Tuesday, July 5, 2016

Deuteronomy 22

The BFG by Roald Dahl--now a movie directed by Steven Spielberg with a screenplay by ET scenarist Melissa Mathison--was one of my favorite books when I was a wee one. One if its major premises (and no, I'm not talking about logic and enthymemes) was that giants roamed the world, picking children out of their cozy bedrooms at night to guzzle like potato chips. (In fact, one scene of the book has a character describing the varying tastes of children from different nations. You can just imagine Dahl's eyes glinting gleefully as he wrote this scene.) This notion would be rather horrid in real life, but imagine if a ruling body actually sanctioned this behavior. What if whoever was in charge said that giants were free to take and gobble up as many children as they wanted--right in front of the parents--as long as they just left the parents alone?

That's basically what verses 6-7 say, only involving birds instead of humans. If an Israelite sees a nest with a bird sitting on its eggs or with its young, he or she can take the young but must leave the mother. Now, I'm not a vegetarian, and if I had to make a choice between saving a pet bird and saving a human about whom I knew nothing, I would save the human every time. Still, how much does it stink to be a mother bird watching your kids be taken away from you and consumed? Makes me wonder if the bird would rather be taken along with its young--kind of like that "Mother and Child Reunion" chicken and egg soup you sometimes see in Chinese restaurants. (I do find that name morbidly humorous.)

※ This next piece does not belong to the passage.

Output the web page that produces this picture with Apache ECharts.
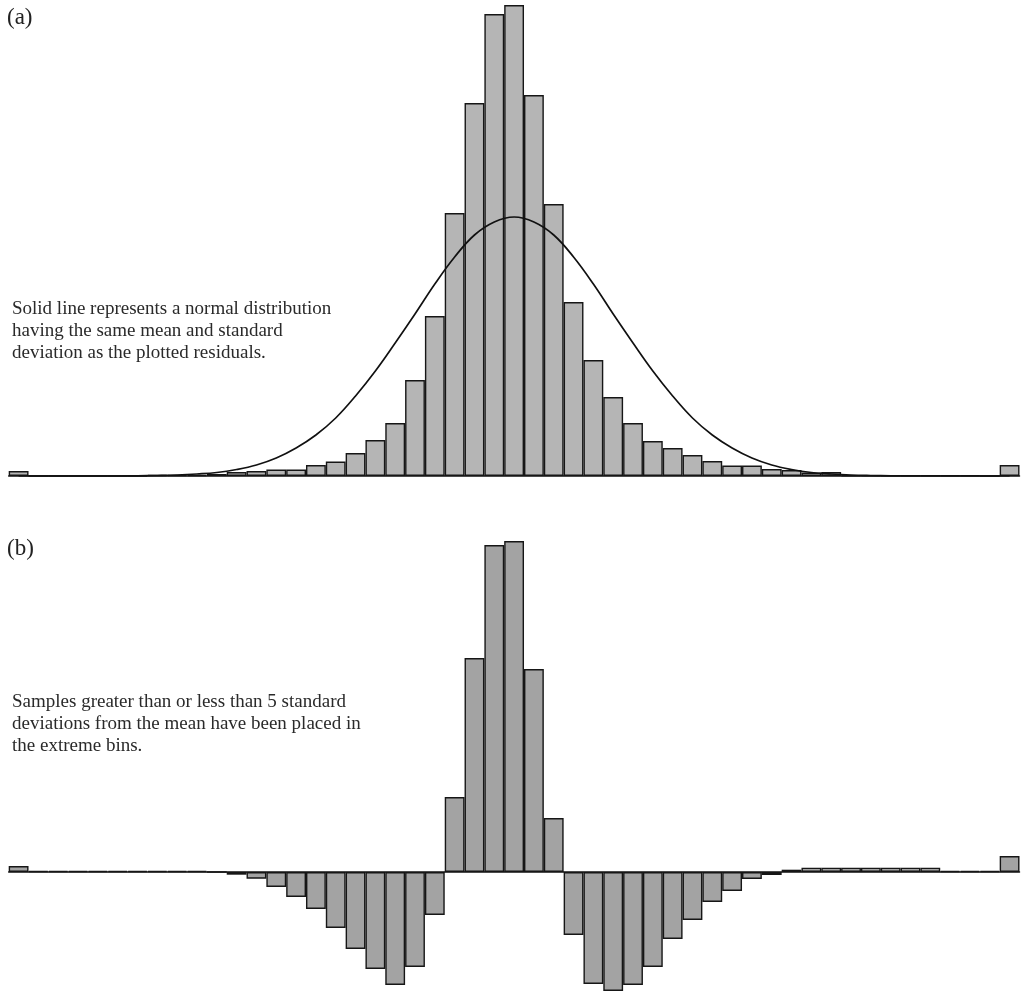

Most of the other rules in this chapter have to do with rather sensitive matters. I do like that a man falsely accusing his fiancee of being a non-virgin is punished. The punishment is still one-sided though: if the man is wrong, he's merely fined (verse 19), but if the woman is, in fact, a non-virgin, she's stoned--on the steps of her father's house! (verse 21) I wonder, though, how exactly the Israelites proved or disproved if a woman was a virgin. As we know today, no reliable test for virginity exists. Unless, of course, the woman's stomach starts growing and something starts kicking around in there.

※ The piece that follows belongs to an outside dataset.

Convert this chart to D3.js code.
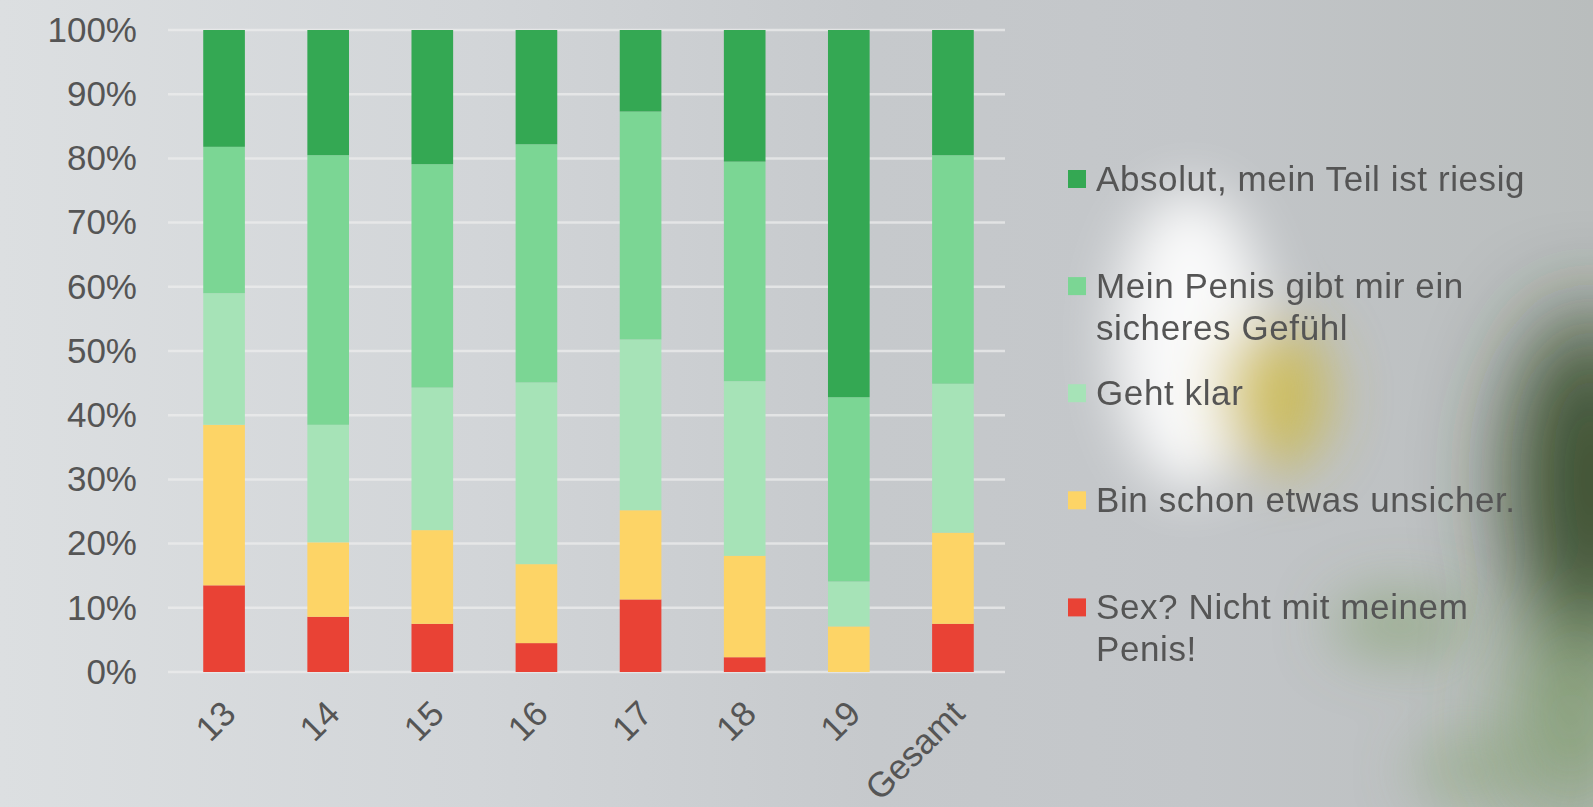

I do find the punishment for a man raping a virgin disheartening--the man is fined and then forced to marry the woman with no possibility of divorce (verses 28-29). How terrible would your life be if you were forced to marry the person who took away your virginity? Both the woman and the rapist would have to live with each other for the rest of their lives. Not a happy note to end on, but despite the airy, flippant tone of these posts, I do find myself caring about real issues from time to time.